Short task =
Begin with the first line of the material and copy each line word for word through the line that contains "document.getElementById('costHi').textContent = costLabels[1];"; the pictures are left out.
══════
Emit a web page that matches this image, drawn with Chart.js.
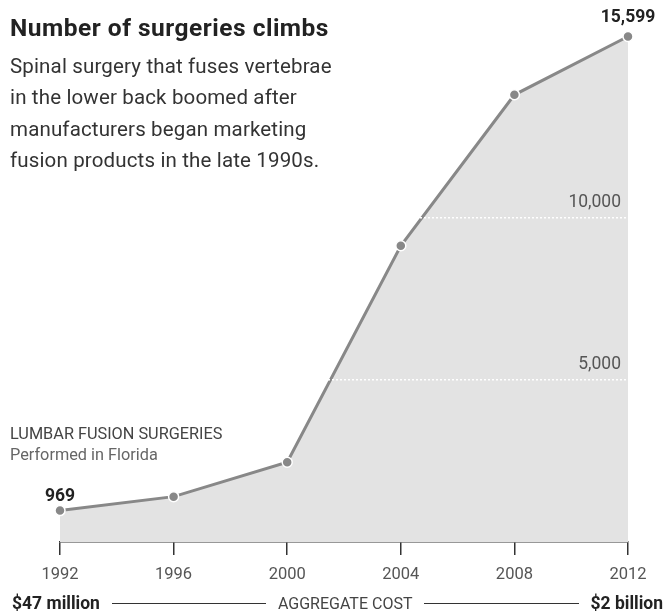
<!DOCTYPE html>
<html>
<head>
<meta charset="utf-8">
<script src="https://cdn.jsdelivr.net/npm/chart.js@4/dist/chart.umd.min.js"></script>
<style>
  body { margin: 0; background: #fff; }
  #wrap { position: relative; width: 666px; height: 614px; overflow: hidden; font-family: Roboto, sans-serif; }
  #chart { position: absolute; left: 0; top: 0; }
  .title { position: absolute; left: 10px; top: 13px; font-size: 24.5px; line-height: 30px; font-weight: 700; color: #222; letter-spacing: 0.5px; }
  .dek { position: absolute; left: 10px; top: 51px; font-size: 20.5px; line-height: 31.3px; color: #333; letter-spacing: 0.15px; }
  .note { position: absolute; left: 10px; top: 423px; font-size: 16.3px; line-height: 21px; color: #444; }
  .note span { color: #666; }
  .cost { position: absolute; left: 12px; right: 3px; top: 593px; display: flex; align-items: center; font-size: 16px; color: #444; }
  .cost b { color: #222; font-size: 17.5px; }
  .cost i { flex: 1; height: 1px; background: #333; margin: 0 12px; }
</style>
</head>
<body>
<div id="wrap">
  <canvas id="chart" width="666" height="614"></canvas>
  <div class="title">Number of surgeries climbs</div>
  <div class="dek">Spinal surgery that fuses vertebrae<br>in the lower back boomed after<br>manufacturers began marketing<br>fusion products in the late 1990s.</div>
  <div class="note">LUMBAR FUSION SURGERIES<br><span>Performed in Florida</span></div>
  <div class="cost"><b id="costLo"></b><i></i>AGGREGATE COST<i></i><b id="costHi"></b></div>
</div>
<script>
// values
const years = ['1992', '1996', '2000', '2004', '2008', '2012'];
const surgeries = [969, 1400, 2460, 9140, 13800, 15599];
const yTicks = [5000, 10000];
const costLabels = ['$47 million', '$2 billion'];

document.getElementById('costLo').textContent = costLabels[0];
document.getElementById('costHi').textContent = costLabels[1];

// bold value labels over the first and last point
const endLabels = {
  id: 'endLabels',
  afterDatasetsDraw(chart) {
    const ctx = chart.ctx;
    const pts = chart.getDatasetMeta(0).data;
    ctx.save();
    ctx.font = 'bold 17.5px Roboto, sans-serif';
    ctx.fillStyle = '#222';
    ctx.textAlign = 'center';
    ctx.textBaseline = 'middle';
    [0, pts.length - 1].forEach(i => {
      ctx.fillText(surgeries[i].toLocaleString('en-US'), pts[i].x, pts[i].y - (i === 0 ? 14 : 19));
    });
    ctx.restore();
  }
};

new Chart(document.getElementById('chart'), {
  type: 'line',
  data: {
    labels: years,
    datasets: [{
      data: surgeries,
      borderColor: '#888',
      borderWidth: 3,
      backgroundColor: '#e3e3e3',
      fill: 'origin',
      tension: 0,
      clip: false,
      pointRadius: 5,
      pointBackgroundColor: '#888',
      pointBorderColor: '#fff',
      pointBorderWidth: 1.5
    }]
  },
  options: {
    responsive: false,
    animation: false,
    layout: { padding: { left: 60, right: 38, top: 23.5, bottom: 0 } },
    plugins: { legend: { display: false }, tooltip: { enabled: false } },
    scales: {
      x: {
        offset: false,
        afterFit: s => { s.height = 72; },
        border: { display: true, color: '#333', width: 1.5 },
        grid: { offset: false, drawOnChartArea: false, drawTicks: true, tickLength: 13, color: '#333', lineWidth: 1.5 },
        ticks: { color: '#555', font: { family: 'Roboto', size: 16.5 }, padding: 10, maxRotation: 0 }
      },
      y: {
        position: 'right',
        min: 0,
        max: 16000,
        afterFit: s => { s.width = 0; },
        afterBuildTicks: s => { s.ticks = yTicks.map(v => ({ value: v })); },
        border: { display: false, dash: [2, 2] },
        grid: { color: '#fff', lineWidth: 1.5, drawTicks: false, z: 1 },
        ticks: {
          z: 1,
          mirror: true,
          padding: -7,
          labelOffset: -15,
          color: '#555',
          font: { family: 'Roboto', size: 17.5 },
          callback: v => v.toLocaleString('en-US')
        }
      }
    }
  },
  plugins: [endLabels]
});
</script>
</body>
</html>
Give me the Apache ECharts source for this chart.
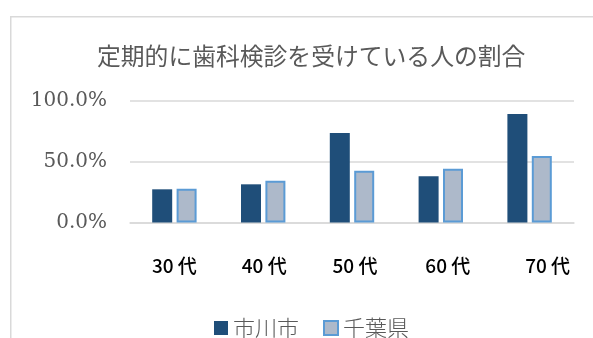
<!DOCTYPE html>
<html><head><meta charset="utf-8">
<script src="https://cdn.jsdelivr.net/npm/echarts@6/dist/echarts.min.js"></script>
<style>html,body{margin:0;padding:0;background:#fff}#c{width:593px;height:338px}</style>
</head><body><div id="c"></div>
<script>
const title = '定期的に歯科検診を受けている人の割合';
const categories = ['30 代', '40 代', '50 代', '60 代', '70 代'];
const ichikawa = [27.2, 31.3, 73.4, 37.9, 88.9];
const chiba = [27.7, 34.3, 42.5, 44.1, 54.5];
const seriesNames = ['市川市', '千葉県'];
const yTicks = [0, 50, 100];

const chart = echarts.init(document.getElementById('c'), null, {renderer: 'canvas'});
const cjk = '"Noto Sans CJK JP", "Noto Sans", sans-serif';
const labelShift = [0, 2, 6, 14, 36];
chart.setOption({
  animation: false,
  graphic: [{
    type: 'rect', left: 10, top: 16, z: -1,
    shape: {width: 600, height: 340},
    style: {fill: '#fff', stroke: '#d9d9d9', lineWidth: 1.5}
  }],
  title: {
    text: title, left: 92, top: 39,
    textStyle: {fontFamily: cjk, fontSize: 23.8, fontWeight: 'normal', color: '#595959'}
  },
  legend: {
    data: seriesNames, left: 209, top: 312, icon: 'rect',
    itemWidth: 14, itemHeight: 14, itemGap: 24,
    textStyle: {fontFamily: cjk, fontSize: 22, fontWeight: 300, color: '#595959'}
  },
  grid: {left: 130, right: 19, top: 100.5, bottom: 115.5},
  xAxis: {
    type: 'category',
    data: categories.map((c, i) => ({value: c, textStyle: {padding: [0, 0, 0, labelShift[i]]}})),
    axisLine: {lineStyle: {color: '#d9d9d9', width: 1.5}},
    axisTick: {show: false},
    axisLabel: {fontFamily: cjk, fontSize: 19, fontWeight: 500, color: '#000', margin: 34}
  },
  yAxis: {
    type: 'value', min: yTicks[0], max: yTicks[yTicks.length - 1], interval: 50,
    axisLine: {show: false}, axisTick: {show: false},
    splitLine: {lineStyle: {color: '#d9d9d9', width: 1.5}},
    axisLabel: {
      fontFamily: '"DejaVu Serif", serif', fontSize: 20, color: '#595959', margin: 23,
      formatter: v => v.toFixed(1) + '%'
    }
  },
  series: [
    {name: seriesNames[0], type: 'bar', data: ichikawa, barWidth: 20, barGap: '22%',
     itemStyle: {color: '#1F4E79'}},
    {name: seriesNames[1], type: 'bar', data: chiba, barWidth: 20,
     itemStyle: {color: '#ADB9CA', borderColor: '#5B9BD5', borderWidth: 2}}
  ]
});
</script></body></html>
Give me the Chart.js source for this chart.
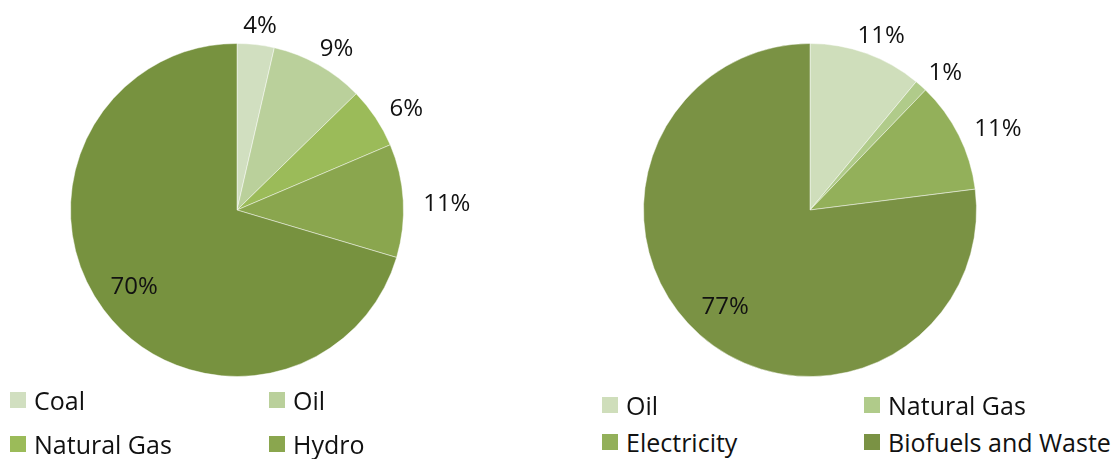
<!DOCTYPE html>
<html>
<head>
<meta charset="utf-8">
<script src="https://cdn.jsdelivr.net/npm/chart.js@4/dist/chart.umd.min.js"></script>
<style>
  body { margin:0; background:#fff; font-family:"Open Sans", sans-serif; }
  #wrap { position:relative; width:1118px; height:459px; overflow:hidden; }
  canvas { position:absolute; top:0; }
  .lg { position:absolute; font-size:25px; color:#111; white-space:nowrap; height:30px; display:flex; align-items:center; }
  .lg span { display:block; width:16px; height:16px; margin-right:8px; }
</style>
</head>
<body>
<div id="wrap">
  <canvas id="leftPie" width="474" height="420" style="left:0"></canvas>
  <canvas id="rightPie" width="474" height="420" style="left:573px"></canvas>
</div>
<script>
// left chart
var leftLabels = ["Coal", "Oil", "Natural Gas", "Hydro", "Other"];
var leftValues = [3.6, 9.1, 5.9, 11.0, 70.4];
var leftColors = ["#d1dfc0", "#bad09b", "#9bbb59", "#8aa64e", "#77923f"];

// right chart
var rightLabels = ["Oil", "Natural Gas", "Electricity", "Biofuels and Waste"];
var rightValues = [11.0, 1.2, 10.8, 77.0];
var rightColors = ["#cfdebb", "#b0cb8a", "#93b05a", "#7a9244"];

// percent labels: big slices inside, small ones just outside the rim
var sliceLabels = {
    id: 'sliceLabels',
    afterDatasetsDraw: function(chart) {
        var ctx = chart.ctx;
        var meta = chart.getDatasetMeta(0);
        var vals = chart.data.datasets[0].data;
        var total = vals.reduce(function(a, b){ return a + b; }, 0);
        ctx.save();
        ctx.font = '24px "Open Sans", sans-serif';
        ctx.fillStyle = '#111';
        ctx.textAlign = 'center';
        ctx.textBaseline = 'middle';
        meta.data.forEach(function(arc, i) {
            var pct = vals[i] / total * 100;
            var txt = Math.round(pct) + '%';
            var mid = (arc.startAngle + arc.endAngle) / 2;
            var c = Math.cos(mid), s = Math.sin(mid);
            var x, y;
            if (pct > 30) {
                x = arc.x + c * arc.outerRadius * 0.77;
                y = arc.y + s * arc.outerRadius * 0.77;
            } else {
                var w = ctx.measureText(txt).width;
                x = arc.x + c * arc.outerRadius + c * (w / 2 + 20);
                y = arc.y + s * arc.outerRadius + s * (10 + 14) + 4;
            }
            ctx.fillText(txt, x, y + 1);
        });
        ctx.restore();
    }
};

function makePie(id, labels, values, colors) {
    var cfg = {
        type: 'pie',
        data: {
            labels: labels,
            datasets: [{
                data: values,
                backgroundColor: colors,
                borderColor: 'rgba(255,255,255,0.45)',
                borderWidth: 1
            }]
        },
        options: {
            responsive: false,
            animation: false,
            layout: { padding: { top: 43, bottom: 43, left: 70, right: 70 } },
            plugins: { legend: { display: false }, tooltip: { enabled: false } }
        },
        plugins: [sliceLabels]
    };
    return new Chart(document.getElementById(id), cfg);
}

makePie("leftPie", leftLabels, leftValues, leftColors);
makePie("rightPie", rightLabels, rightValues, rightColors);

// legends, two columns each (left one only lists the first four)
function addLegend(labels, colors, count, x1, x2, y1, y2) {
    var wrap = document.getElementById('wrap');
    for (var i = 0; i < count; i++) {
        var d = document.createElement('div');
        d.className = 'lg';
        d.style.left = (i % 2 == 0 ? x1 : x2) + 'px';
        d.style.top = ((i < 2 ? y1 : y2) - 15) + 'px';
        d.innerHTML = '<span style="background:' + colors[i] + '"></span>' + labels[i];
        wrap.appendChild(d);
    }
}
addLegend(leftLabels, leftColors, 4, 10, 269, 400, 444);
addLegend(rightLabels, rightColors, 4, 602, 864, 405, 442);
</script>
</body>
</html>
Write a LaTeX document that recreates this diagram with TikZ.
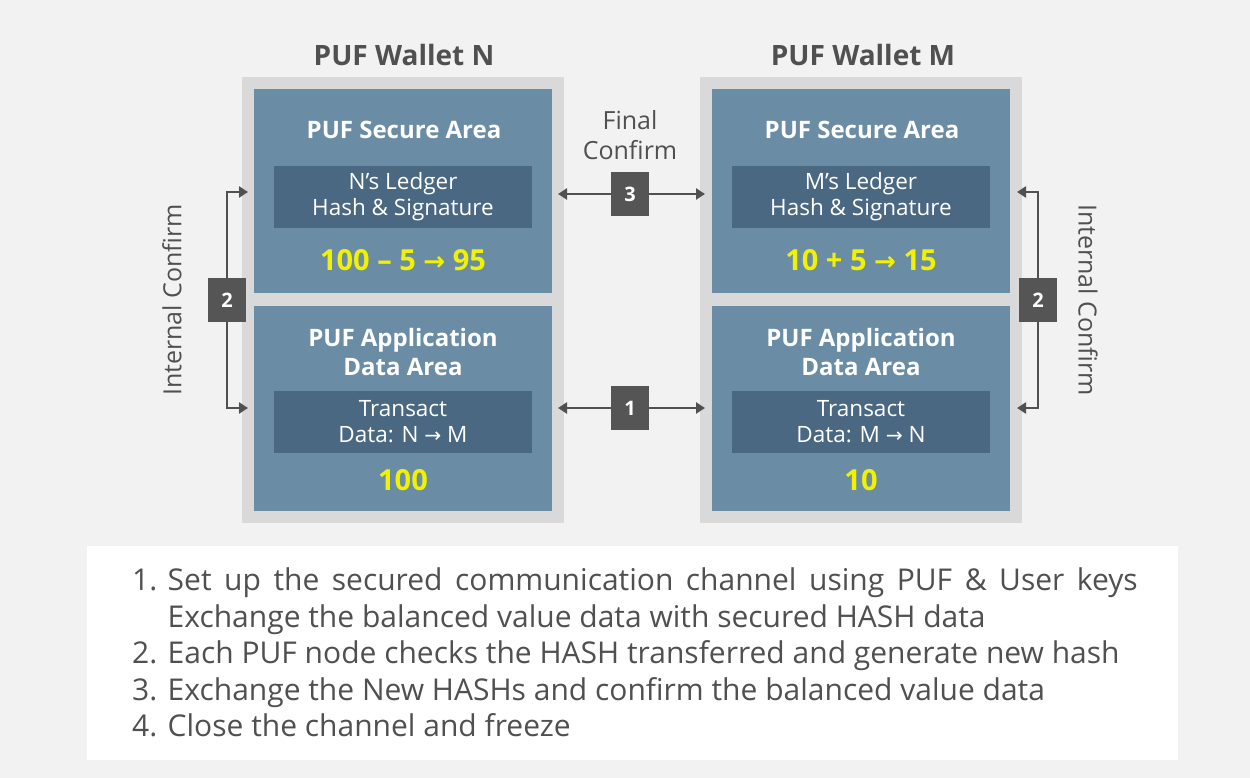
══════
Worked answer =
Emit a web page that matches this image, drawn with Chart.js.
<!DOCTYPE html>
<html>
<head>
<meta charset="utf-8">
<script src="https://cdn.jsdelivr.net/npm/chart.js@4/dist/chart.umd.min.js"></script>
<style>
  body { margin: 0; background: #fff; }
  #wrap { position: relative; width: 666px; height: 614px; overflow: hidden; font-family: Roboto, sans-serif; }
  #chart { position: absolute; left: 0; top: 0; }
  .title { position: absolute; left: 10px; top: 13px; font-size: 24.5px; line-height: 30px; font-weight: 700; color: #222; letter-spacing: 0.5px; }
  .dek { position: absolute; left: 10px; top: 51px; font-size: 20.5px; line-height: 31.3px; color: #333; letter-spacing: 0.15px; }
  .note { position: absolute; left: 10px; top: 423px; font-size: 16.3px; line-height: 21px; color: #444; }
  .note span { color: #666; }
  .cost { position: absolute; left: 12px; right: 3px; top: 593px; display: flex; align-items: center; font-size: 16px; color: #444; }
  .cost b { color: #222; font-size: 17.5px; }
  .cost i { flex: 1; height: 1px; background: #333; margin: 0 12px; }
</style>
</head>
<body>
<div id="wrap">
  <canvas id="chart" width="666" height="614"></canvas>
  <div class="title">Number of surgeries climbs</div>
  <div class="dek">Spinal surgery that fuses vertebrae<br>in the lower back boomed after<br>manufacturers began marketing<br>fusion products in the late 1990s.</div>
  <div class="note">LUMBAR FUSION SURGERIES<br><span>Performed in Florida</span></div>
  <div class="cost"><b id="costLo"></b><i></i>AGGREGATE COST<i></i><b id="costHi"></b></div>
</div>
<script>
// values
const years = ['1992', '1996', '2000', '2004', '2008', '2012'];
const surgeries = [969, 1400, 2460, 9140, 13800, 15599];
const yTicks = [5000, 10000];
const costLabels = ['$47 million', '$2 billion'];

document.getElementById('costLo').textContent = costLabels[0];
document.getElementById('costHi').textContent = costLabels[1];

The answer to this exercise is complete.